The “I Am” behind appearances.

Centuries later, Nietzsche took Plato’s (i.e., Diotema’s) idea to task, and rightfully so.  Via Platonism and ad hoc political appropriation, the bifurcation of the spiritual and the material profoundly influenced Christianity and its correlative doctrinal morality.  Dogma in ideology, in religion, in thought becomes a waste product when one projects one’s own learned ideas of the good onto the world.  However, I would argue that the ground of being described by Diotema is beyond good and evil, to borrow Nietzsche’s phrase.

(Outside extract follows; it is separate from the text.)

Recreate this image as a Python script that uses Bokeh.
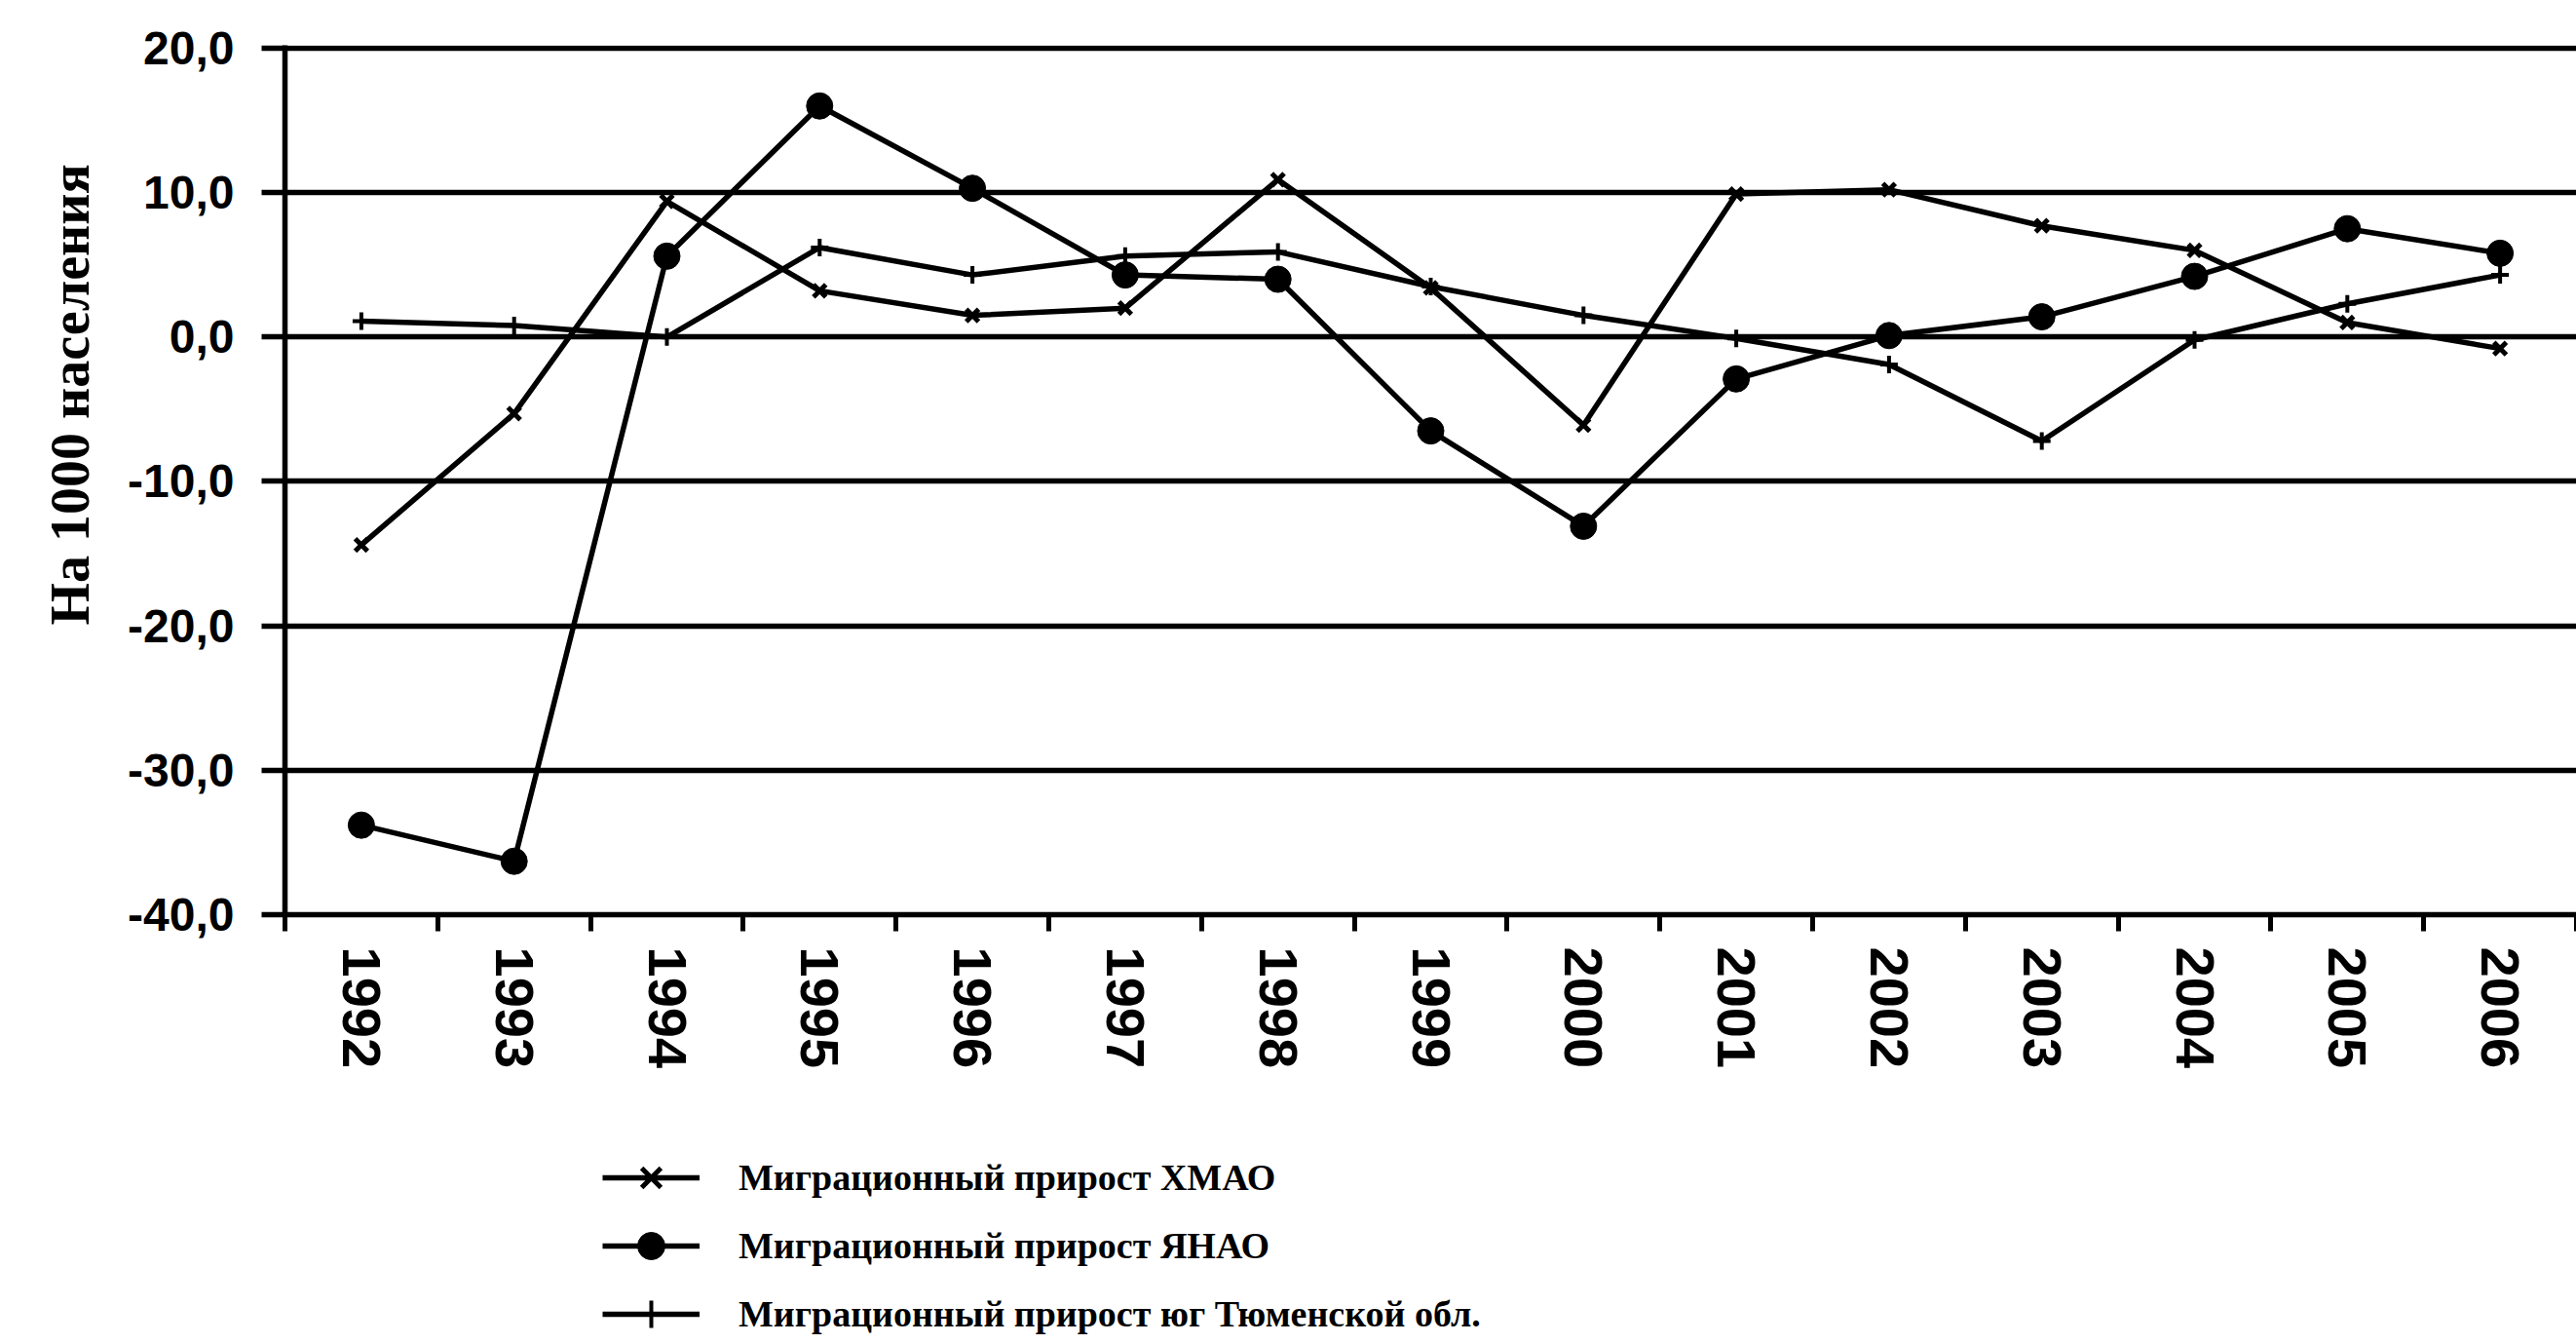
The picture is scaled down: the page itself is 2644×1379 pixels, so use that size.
from bokeh.plotting import figure
from bokeh.layouts import column
from bokeh.models import (Range1d, FixedTicker, CustomJSTickFormatter, Legend, LegendItem, Title)
from bokeh.embed import file_html
from bokeh.resources import INLINE

# ---- data ----
years = [1992, 1993, 1994, 1995, 1996, 1997, 1998, 1999, 2000, 2001, 2002, 2003, 2004, 2005, 2006]
khmao = [-14.4, -5.3, 9.4, 3.2, 1.5, 2.0, 10.9, 3.4, -6.1, 9.9, 10.2, 7.7, 6.0, 1.0, -0.8]
yanao = [-33.8, -36.3, 5.6, 16.0, 10.3, 4.3, 4.0, -6.5, -13.1, -2.9, 0.1, 1.4, 4.2, 7.5, 5.8]
south = [1.1, 0.8, 0.0, 6.2, 4.3, 5.6, 5.9, 3.5, 1.5, -0.1, -1.9, -7.2, -0.2, 2.3, 4.3]
y_ticks = [-40, -30, -20, -10, 0, 10, 20]
y_label = "На 1000 населения"
names = ["Миграционный прирост ХМАО",
         "Миграционный прирост ЯНАО",
         "Миграционный прирост юг Тюменской обл."]

W = 2644
H1 = 1160
H2 = 1379 - H1
FRAME_BOTTOM = 938
p = figure(width=W, height=H1, output_backend="svg", toolbar_location=None,
           x_range=Range1d(years[0] - 0.5, years[-1] + 0.5),
           y_range=Range1d(min(y_ticks), max(y_ticks) + 0.2),
           min_border_left=292, min_border_right=0, min_border_top=46,
           min_border_bottom=H1 - FRAME_BOTTOM, background_fill_color="white",
           border_fill_color="white")
p.outline_line_color = None
p.xgrid.grid_line_color = None
p.ygrid.grid_line_color = "black"
p.ygrid.grid_line_width = 5.5
p.ygrid.grid_line_alpha = 1.0

# y axis
ya = p.yaxis[0]
ya.ticker = FixedTicker(ticks=y_ticks, minor_ticks=[])
ya.formatter = CustomJSTickFormatter(code="return tick.toFixed(1).replace('.', ',');")
ya.axis_line_width = 5.5
ya.axis_line_color = "black"
ya.major_tick_line_width = 5.5
ya.major_tick_line_color = "black"
ya.major_tick_out = 24
ya.major_tick_in = 0
ya.minor_tick_line_color = None
ya.major_label_standoff = 28
ya.major_label_text_font = "Liberation Sans"
ya.major_label_text_font_style = "bold"
ya.major_label_text_font_size = "48px"
ya.major_label_text_color = "black"

# y title (left of the axis, shifted upward as in the reference)
ytitle = Title(text=y_label, align="left", offset=297, standoff=52,
               text_font="Liberation Serif", text_font_style="bold",
               text_font_size="56px", text_color="black")
p.add_layout(ytitle, "left")

# x axis: labels at year centres, boundary ticks as minor ticks
xa = p.xaxis[0]
bounds = [y - 0.5 for y in years] + [years[-1] + 0.5]
xa.ticker = FixedTicker(ticks=years, minor_ticks=bounds)
xa.axis_line_width = 5.5
xa.axis_line_color = "black"
xa.major_tick_line_color = None
xa.major_tick_out = 0
xa.major_tick_in = 0
xa.minor_tick_line_color = "black"
xa.minor_tick_line_width = 5
xa.minor_tick_out = 17
xa.minor_tick_in = 0
xa.major_label_orientation = "vertical"
xa.major_label_standoff = 16
xa.major_label_text_font = "Liberation Sans"
xa.major_label_text_font_style = "bold"
xa.major_label_text_font_size = "56px"
xa.major_label_text_color = "black"

# series
series = [khmao, yanao, south]
line_kw = dict(line_color="black", line_width=5.5)
mk = [dict(marker="x", size=18, line_color="black", line_width=5),
      dict(marker="circle", size=27, fill_color="black", line_color="black"),
      dict(marker="cross", size=18, line_color="black", line_width=4)]
for ys, m in zip(series, mk):
    p.line(years, ys, **line_kw)
    p.scatter(years, ys, **m)

# legend panel below (separate figure holding only the legend;
# its ranges keep the series themselves out of view)
q = figure(width=W, height=H2, output_backend="svg", toolbar_location=None,
           x_axis_type=None, y_axis_type=None,
           x_range=Range1d(0, 1), y_range=Range1d(100, 101),
           min_border_left=292, min_border_right=0, min_border_top=0, min_border_bottom=0,
           background_fill_color="white", border_fill_color="white")
q.outline_line_color = None
q.grid.visible = False
items = []
for name, ys, m in zip(names, series, mk):
    lr = q.line(years, ys, **line_kw)
    sr = q.scatter(years, ys, **m)
    items.append(LegendItem(label=name, renderers=[lr, sr]))

legend = Legend(items=items, location=(326, -4), orientation="vertical",
                glyph_width=100, glyph_height=70, label_height=70,
                label_standoff=40, spacing=0, padding=0, margin=0,
                label_text_font="Liberation Serif", label_text_font_style="bold",
                label_text_font_size="38px", label_text_color="black",
                border_line_color=None, background_fill_alpha=0)
q.add_layout(legend, "center")

open("out.html", "w").write(file_html(column(p, q, spacing=0), INLINE))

Precisely because it’s been freed of materiality, it’s beyond judgement.  Diotema’s soliloquy doesn’t resonate with the Christian morality that Nietzsche took issue with, but with the visions characterizing the quintessential mystical experience, for example, Meister Eckhart , St. Teresa of Ávila, Rumi, Hafiz, and on and on.

Our best mystics are frequently branded as heretics by orthodoxy for precisely this reason: they see beyond learned ideas of sacred and profane, good and evil, moral and immoral.

Diotema’s revelation possesses none of the dogma that Nietzsche takes issue with; rather, she describes that beyond time and space, beyond our restrictive limited imaginings. Here’s a twist:  despite Nietzsche’s objections, Diotema gives no answers.  Logic, reason, dialectic, have nothing to do with  life’s most pressing intellectual inquiries; it’s love’s vision that governs our undefined and uncertain course, while we experience this life, as we too briefly live it.

So I offer an alternative reading:  while Athens’ leaders sit around bantering about the basis of life and civilization, Plato simply describes Diotema telling Socrates “there are no answers, for those who see the beauty behind everything, in the moment that it presents itself.  Only love is real, all else is illusion.”

 

“Out beyond ideas of wrongdoing and rightdoing.  

There is a field.  I’ll meet you there.”